The doctor is in — and hip!
The Brooklyn Paper / Allison Bosworth

Meet the new face of medical science in Williamsburg: A “chief imagineer” who is more inspired by the Apple Store than the old adage about an “apple a day.”

No one would peg the East Coast hipster locus as the place where our nation’s ailing healthcare system would be revolutionized. But Dr. Jay Parkinson — he of the “chief imagineer” title — has just opened Hello Health, the first clinic to target today’s Internet-savvy, Web-connected, club-hopping, yet entirely unhealthy hipsters.

With his pink button-down shirt and trim designer jeans, the 32-year-old Parkinson — and his fellow docs, Sean Khozin and Devlyn Corrigan — looks like a dot-comer adept at HTML or an agent from Corcoran determined to sell a $1-million unit in a newly converted former stable.

At this medical practice, you will be hard pressed to find Parkinson’s Penn State College diploma on the wall, his golf bag in the storage room or stuffy photos of a trip to Egypt and Venice.

There isn’t a waiting room — because there’s no wait — and sometimes, there’s not even an office (for an added fee, Parkinson makes house calls, not that any of his clients would even remember those relics of the 1970s).

To Parkinson, customer service is almost as important as medical science.

“I’d rather study the Apple Store or Whole Foods to see what’s working,” said Parkinson.

On Monday, he treated a patient at the Berry Street practice with an infection.
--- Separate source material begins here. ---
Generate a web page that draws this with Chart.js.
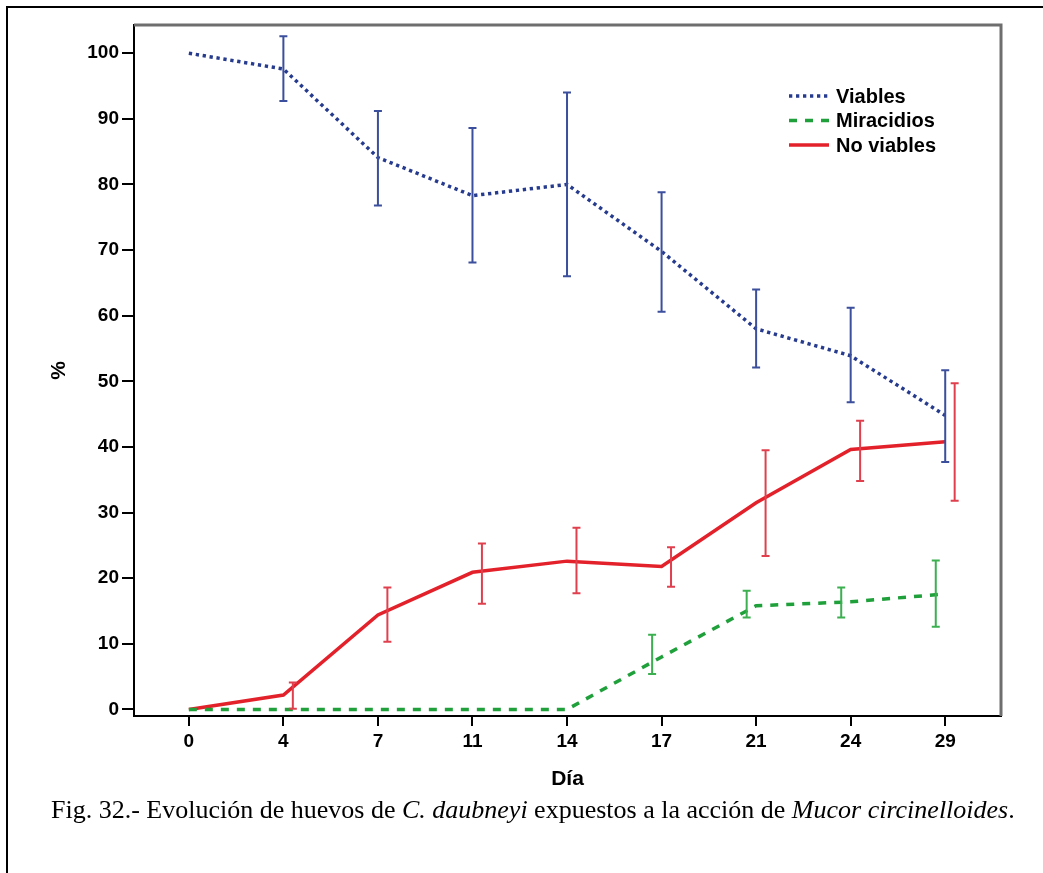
<!DOCTYPE html>
<html>
<head>
<meta charset="utf-8">
<script src="https://cdn.jsdelivr.net/npm/chart.js@4/dist/chart.umd.min.js"></script>
<style>
html, body { margin: 0; padding: 0; background: #fff; overflow: hidden; }
#frame { position: absolute; left: 6px; top: 6px; width: 1100px; height: 900px;
         border-left: 2px solid #000; border-top: 2px solid #000; }
#wrap { position: absolute; left: 0; top: 0; width: 1043px; height: 800px; }
#caption { position: absolute; left: 51px; top: 795px; white-space: nowrap;
           font-family: "Liberation Serif", "Times New Roman", serif; font-size: 26px; color: #000; }
</style>
</head>
<body>
<div id="frame"></div>
<div id="wrap"><canvas id="evoChart" width="1043" height="800"></canvas></div>
<div id="caption">Fig. 32.- Evolución de huevos de <i>C. daubneyi</i> expuestos a la acción de <i>Mucor circinelloides</i>.</div>
<script>
// Días de muestreo (eje X) y ticks del eje Y
const days = ['0', '4', '7', '11', '14', '17', '21', '24', '29'];
const yTicks = [0, 10, 20, 30, 40, 50, 60, 70, 80, 90, 100];

// Viables
const viables     = [100, 97.6, 84.1, 78.3, 80.0, 69.8, 58.0, 53.9, 44.8];
const viablesLow  = [null, 92.7, 76.8, 68.1, 66.0, 60.6, 52.1, 46.8, 37.7];
const viablesHigh = [null, 102.6, 91.2, 88.6, 94.0, 78.8, 64.0, 61.2, 51.7];

// Miracidios
const miracidios     = [0, 0, 0, 0, 0, 8.0, 15.8, 16.4, 17.6];
const miracidiosLow  = [null, null, null, null, null, 5.4, 14.0, 14.0, 12.6];
const miracidiosHigh = [null, null, null, null, null, 11.4, 18.1, 18.6, 22.7];

// No viables
const noViables     = [0, 2.2, 14.4, 20.9, 22.6, 21.8, 31.5, 39.6, 40.8];
const noViablesLow  = [null, 0.1, 10.3, 16.1, 17.7, 18.7, 23.4, 34.8, 31.8];
const noViablesHigh = [null, 4.1, 18.6, 25.3, 27.7, 24.7, 39.5, 44.0, 49.7];

const toPoints = arr => arr.map((v, i) => ({ x: i, y: v }));
const boldFont = size => ({ family: '"Liberation Sans", Arial, sans-serif', size: size, weight: 'bold' });

// Error bars, slightly dodged per series like SPSS does
const errorBars = {
    id: 'errorBars',
    afterDatasetsDraw(chart) {
        const { ctx, scales: { x, y } } = chart;
        chart.data.datasets.forEach(ds => {
            ctx.save();
            ctx.strokeStyle = ds.errorColor;
            ctx.lineWidth = 2;
            ds.low.forEach((lo, i) => {
                if (lo == null) return;
                const px = x.getPixelForValue(i + ds.dodge);
                const top = y.getPixelForValue(ds.high[i]);
                const bot = y.getPixelForValue(lo);
                ctx.beginPath();
                ctx.moveTo(px, top); ctx.lineTo(px, bot);
                ctx.moveTo(px - 4, top); ctx.lineTo(px + 4, top);
                ctx.moveTo(px - 4, bot); ctx.lineTo(px + 4, bot);
                ctx.stroke();
            });
            ctx.restore();
        });
    }
};

// Grey frame on top/right of the plot + legend in the corner
const frameAndLegend = {
    id: 'frameAndLegend',
    afterDraw(chart) {
        const { ctx, chartArea: a } = chart;
        ctx.save();
        ctx.strokeStyle = '#6e6e6e';
        ctx.lineWidth = 3;
        ctx.beginPath();
        ctx.moveTo(a.left, a.top);
        ctx.lineTo(a.right, a.top);
        ctx.lineTo(a.right, a.bottom);
        ctx.stroke();

        const lx = a.right - 212;
        let ly = a.top + 71;
        ctx.font = 'bold 20px "Liberation Sans", Arial, sans-serif';
        ctx.textBaseline = 'middle';
        chart.data.datasets.forEach(ds => {
            ctx.strokeStyle = ds.borderColor;
            ctx.lineWidth = 3.5;
            ctx.setLineDash(ds.borderDash || []);
            ctx.beginPath();
            ctx.moveTo(lx, ly);
            ctx.lineTo(lx + 40, ly);
            ctx.stroke();
            ctx.setLineDash([]);
            ctx.fillStyle = '#000';
            ctx.fillText(ds.label, lx + 47, ly + 1);
            ly += 24.5;
        });
        ctx.restore();
    }
};

const ctxEvo = document.getElementById('evoChart').getContext('2d');
const evoChart = new Chart(ctxEvo, {
    type: 'line',
    data: {
        datasets: [{
            label: 'Viables',
            data: toPoints(viables),
            low: viablesLow,
            high: viablesHigh,
            dodge: 0,
            borderColor: '#263b8e',
            errorColor: '#3b4f9c',
            borderWidth: 3.5,
            borderDash: [3.3, 3.7]
        }, {
            label: 'Miracidios',
            data: toPoints(miracidios),
            low: miracidiosLow,
            high: miracidiosHigh,
            dodge: -0.1,
            borderColor: '#1fa03a',
            errorColor: '#3cb050',
            borderWidth: 3.5,
            borderDash: [8, 8]
        }, {
            label: 'No viables',
            data: toPoints(noViables),
            low: noViablesLow,
            high: noViablesHigh,
            dodge: 0.1,
            borderColor: '#e3212b',
            errorColor: '#e0404e',
            borderWidth: 3.5
        }]
    },
    options: {
        responsive: false,
        animation: false,
        layout: { padding: { top: 25, right: 42, left: 0, bottom: 0 } },
        elements: { point: { radius: 0 }, line: { tension: 0 } },
        plugins: { legend: { display: false }, tooltip: { enabled: false } },
        scales: {
            x: {
                type: 'linear',
                min: -0.58,
                max: 8.59,
                afterFit: s => { s.height = 84; },
                afterBuildTicks: s => { s.ticks = days.map((d, i) => ({ value: i })); },
                grid: { drawOnChartArea: false, tickLength: 10, color: '#000', lineWidth: 2 },
                border: { color: '#000', width: 2 },
                ticks: { padding: 4, color: '#000', font: boldFont(19), callback: v => days[v] },
                title: { display: true, text: 'Día', color: '#000', padding: { bottom: 8 }, font: boldFont(21) }
            },
            y: {
                min: -1,
                max: 104.3,
                afterFit: s => { s.width = 134; },
                afterBuildTicks: s => { s.ticks = yTicks.map(v => ({ value: v })); },
                grid: { drawOnChartArea: false, tickLength: 12, color: '#000', lineWidth: 2 },
                border: { color: '#000', width: 2 },
                ticks: { padding: 3, color: '#000', font: boldFont(19) },
                title: { display: true, text: '%', color: '#000', padding: { top: 47 }, font: boldFont(21) }
            }
        }
    },
    plugins: [errorBars, frameAndLegend]
});
</script>
</body>
</html>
The patient did the requisite test and was sent home with some Cipro.

Not a prescription for Cipro, mind you, but a full course of the drug itself. That’s because Parkinson has not only brought doctor’s offices into the modern age, but done away with the pharmacy, too.

Like anything else, of course, such convenience and service comes at a price. Residents of Greenpoint and Williamsburg pay a monthly subscription fee of $35, and still have to pay a minimum of $150 per visit (or $200 for that house call). E-mail, video or even IM consultations start at $50 a session.

If that sounds like a lot, it is. But consider the perks: All patients are guaranteed an appointment with doctor within 24 hours, and most medications are supplied at no extra charge. The practice has also developed a relationship with specialists, meaning Parkinson can e-mail a photo of his patient’s suspicious mole to a dermatologist for an opinion.

Imagine that, a doctor who e-mails.

Hello Health isn’t Parkinson’s first attempt to reimagine medical care for the pro-booze, anti-doctor set. Last year, he operated a private practice that also catered to residents of Williamsburg. But unlike Hello Health, it didn’t have an actual office.

That small oversight didn’t stop the Wall Street Journal from profiling Parkinson — a story that made the doc a bit of a celebrity hipster theorist (with better hair than Malcolm Gladwell), and helped him garner a list of more than 300 patients.

Eventually, Myca, a Canada-based corporation that develops doctor-patient communication technology, contacted Parkinson and partnered with him to create Hello Health.

“This is about making healthcare accessible,” Myca spokesman Peter Heywood told The Brooklyn Paper, adding that the company is already scouting Park Slope and other neighborhoods where urban professionals live and sometimes get sick.

But Parkinson thinks that picking a spot for a consumer-centric medical practice means you only need to check the pulse online.

“It’s pretty obvious,” he said. “Pick the bloggiest neighborhood.”